Even though the urgency of the matter should have been recognised about eight years ago when cancer emerged as the next burden for the health care system, according to Dr Adamali, little is being done to have the right people attending to patients.

Most medical training institutions in Kenya, for instance, do not train in the area. University of Nairobi, Aga Khan University Hospital (Nairobi) and the Moi Teaching and Referral Hospital are only just developing curriculums for cancer specialist doctors.

“We are going to start training oncologists at the University of Nairobi as soon as we get the necessary licences and permits,” says Prof Abinya.

“The curriculum is at the advanced stages of completion and the university might be able to start training by 2016.”

Moi University’s School of Medicine, in collaboration with the Moi Teaching and Referral Hospital, has been involved in middle-level training focused on producing clinical officers for a higher diploma in oncology for the past one year and has an upcoming nursing specialisation programme.

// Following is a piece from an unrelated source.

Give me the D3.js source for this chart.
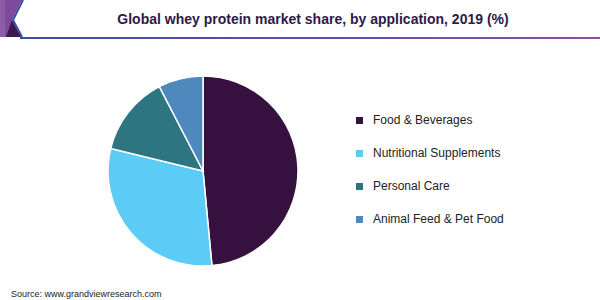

The two have also developed a curriculum for oncology nursing that has been sent to the Nursing Council for approval and is likely to be rolled out in March this year.

FALLING SHORT

Dr Adamali says that, since KNH sponsored the first oncologist and radiologist for studies in the UK in 1973, there has not been much effort channelled towards increasing the numbers in this area of medicine.

Ministry of Health Head of Oncology Dr Izaq Odongo, who admits that the government has fallen short in many aspects as far as the epidemic is concerned, says the ministry is well aware of the many challenges facing the country.

“The Director of Medical services, Dr Nicholas Muraguri, has written to several embassies for training opportunities for cancer specialists and we are awaiting responses,” he says.

And the government, he promises, plans to set up other diagnostic infrastructure as well as cancer-care centres in Nyeri, Kisumu and Mombasa with assistance from the International Atomic Energy Agency (IAEA), in a Sh3.4 billion annual development strategy to be staggered over the next 10 years.

Those are great plans, but Mr Titus Maina, the man who cannot swallow food because of throat cancer, and whom the good doctors at KNH have told to go back home and wait for one year before they can attend to him, just wishes someone would shine a light down his oesophagus today.